§ Task description: Can all of these lines be returned exactly?

______

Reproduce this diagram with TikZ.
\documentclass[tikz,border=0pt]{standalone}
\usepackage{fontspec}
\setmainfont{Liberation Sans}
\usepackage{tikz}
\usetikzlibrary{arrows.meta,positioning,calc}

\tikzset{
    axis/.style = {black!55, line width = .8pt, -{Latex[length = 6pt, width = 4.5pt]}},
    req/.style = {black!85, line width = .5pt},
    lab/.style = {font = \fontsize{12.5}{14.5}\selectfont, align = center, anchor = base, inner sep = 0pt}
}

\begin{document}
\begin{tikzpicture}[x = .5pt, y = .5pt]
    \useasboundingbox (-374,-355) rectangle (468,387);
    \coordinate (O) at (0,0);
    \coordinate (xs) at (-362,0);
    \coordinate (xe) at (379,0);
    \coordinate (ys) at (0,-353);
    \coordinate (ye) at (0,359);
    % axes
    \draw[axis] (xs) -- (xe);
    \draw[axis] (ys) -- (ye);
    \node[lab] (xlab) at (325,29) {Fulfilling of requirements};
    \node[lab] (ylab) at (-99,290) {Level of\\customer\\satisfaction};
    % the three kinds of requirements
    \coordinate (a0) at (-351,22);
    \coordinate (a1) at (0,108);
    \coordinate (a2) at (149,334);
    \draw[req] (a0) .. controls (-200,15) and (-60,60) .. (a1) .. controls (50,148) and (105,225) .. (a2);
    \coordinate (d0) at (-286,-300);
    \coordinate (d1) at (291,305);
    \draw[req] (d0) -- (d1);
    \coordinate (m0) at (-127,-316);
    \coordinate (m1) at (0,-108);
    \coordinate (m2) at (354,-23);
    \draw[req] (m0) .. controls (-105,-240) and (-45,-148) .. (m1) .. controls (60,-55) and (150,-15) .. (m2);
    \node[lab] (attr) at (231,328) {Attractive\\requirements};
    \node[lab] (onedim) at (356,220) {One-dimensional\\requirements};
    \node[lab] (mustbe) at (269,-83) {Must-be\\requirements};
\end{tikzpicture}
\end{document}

______

§ Correct answer:
Reproduce this diagram with TikZ.
\documentclass[tikz,border=0pt]{standalone}
\usepackage{fontspec}
\setmainfont{Liberation Sans}
\usepackage{tikz}
\usetikzlibrary{arrows.meta,positioning,calc}

\tikzset{
    axis/.style = {black!55, line width = .8pt, -{Latex[length = 6pt, width = 4.5pt]}},
    req/.style = {black!85, line width = .5pt},
    lab/.style = {font = \fontsize{12.5}{14.5}\selectfont, align = center, anchor = base, inner sep = 0pt}
}

\begin{document}
\begin{tikzpicture}[x = .5pt, y = .5pt]
    \useasboundingbox (-374,-355) rectangle (468,387);
    \coordinate (O) at (0,0);
    \coordinate (xs) at (-362,0);
    \coordinate (xe) at (379,0);
    \coordinate (ys) at (0,-353);
    \coordinate (ye) at (0,359);
    % axes
    \draw[axis] (xs) -- (xe);
    \draw[axis] (ys) -- (ye);
    \node[lab] (xlab) at (325,29) {Fulfilling of requirements};
    \node[lab] (ylab) at (-99,290) {Level of\\customer\\satisfaction};
    % the three kinds of requirements
    \coordinate (a0) at (-351,22);
    \coordinate (a1) at (0,108);
    \coordinate (a2) at (149,334);
    \draw[req] (a0) .. controls (-200,15) and (-60,60) .. (a1) .. controls (50,148) and (105,225) .. (a2);
    \coordinate (d0) at (-286,-300);
    \coordinate (d1) at (291,305);
    \draw[req] (d0) -- (d1);
    \coordinate (m0) at (-127,-316);
    \coordinate (m1) at (0,-108);
    \coordinate (m2) at (354,-23);
    \draw[req] (m0) .. controls (-105,-240) and (-45,-148) .. (m1) .. controls (60,-55) and (150,-15) .. (m2);
    \node[lab] (attr) at (231,328) {Attractive\\requirements};
    \node[lab] (onedim) at (356,220) {One-dimensional\\requirements};
    \node[lab] (mustbe) at (269,-83) {Must-be\\requirements};
\end{tikzpicture}
\end{document}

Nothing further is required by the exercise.